The 31-year-old hit had six homers in the first nine games of the season and recently hit his 11th before a quad injury knocked him out of action for the time being. He can play either corner outfield spot, as well as first base, but a team that can use him as its designated hitter—the Orioles come to mind—would be an ideal landing spot for the right-handed slugger.
With a pitching staff that's been decimated by injuries, the Cardinals are unlikely to trade any of their pitching prospects. They're not likely to deal top outfield prospect Oscar Taveras, either. To be clear, they have the best record in baseball and shouldn't be expected to make any trades anytime soon.
But if their lead in the NL Central slips away—the Reds and Pirates are each 2.5 games out— there's a slight possibility they could get desperate enough to acquire an impact player and Wong might be their best bet to land one.
The 22-year-old, who has an impressive .335 batting average in 46 Triple-A games, could be starting at second base for several teams right now while the Cardinals are getting solid production out of Matt Carpenter in his first season at the position.
If Jake Westbrook can't return from an elbow injury, the pitching depth could be thin enough that the Cards are tempted to make a move.
It appears that Archer could get his first start of the season on Saturday and, depending on how he fares, he could stay for good. When David Price returns from the disabled list in a few weeks, the Rays will likely choose between Roberto Hernandez, Alex Colome, Jake Odorizzi and Archer to fill out the rotation.
If they feel comfortable enough with one of the other three not named Archer, then they can potentially shop the guy who can get them the most back in a deal. That would be Archer. The 24-year-old hasn't pitched particularly great this season (3.96 ERA in 10 Triple-A starts), but he has the highest upside of any Rays pitching prospect and could be highly-coveted if the Rays are "buyers" at the trade deadline.
In what is expected to be a temporary stay in the majors, Profar sure is making the most out of his opportunity. In seven games, the 20-year-old is 10-for-27 with a homer and five runs batted in. This shouldn't surprise anyone considering he's the best prospect in the game.
When Ian Kinsler returns from the disabled list sometime next month, there's unlikely to be enough at-bats to go around so Profar would go back to Triple-A. That may not change until next season when they've cleared the second base job for him by moving Kinsler to another position.
Or maybe they cash in one of the best trade chips in baseball now and give their 2013 team a strong chance a World Series ring by acquiring another big bat (Giancarlo Stanton?) or No. 1 starter (David Price?).
The 23-30 Jays are talented enough to sneak back into the playoff race, especially if Josh Johnson pitches well after he returns from the disabled list.

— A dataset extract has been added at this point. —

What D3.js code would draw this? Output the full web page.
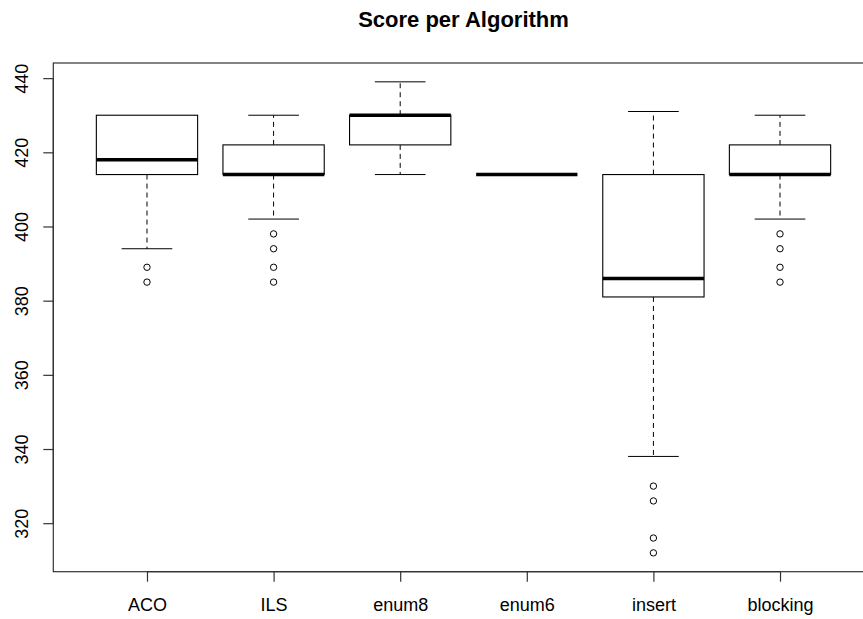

But what if he does and it's still not enough? Well, at least the Jays can take solace in knowing they have one of the top trade chips heading towards the trade deadline.
Close to re-joining the rotation after missing several weeks with a triceps injury, the 29-year-old Johnson has allowed a run and four hits in seven innings over two rehab starts. Previously, he had alternated good and bad starts through his first four outings before landing on the disabled list.
Despite the struggles of second baseman Danny Espinosa (.487 OPS, partially torn rotator cuff, fractured wrist), the Nats don't appear to have any plans of moving top prospect Anthony Rendon to the position so he can potentially take over later this season.
As of now, he's insurance in case third baseman Ryan Zimmerman gets injured again. Zimmerman has been known to get injured on occasion, so there's really no sense of urgency in trading the 22-year-old Rendon just because he might be ready to produce in the majors.
If they continue to play uninspired baseball, though, as they have through 53 games (27-26, 4.5 games out in the NL East), they could use Rendon as a trade chip to acquire a big-name player who can help spark them.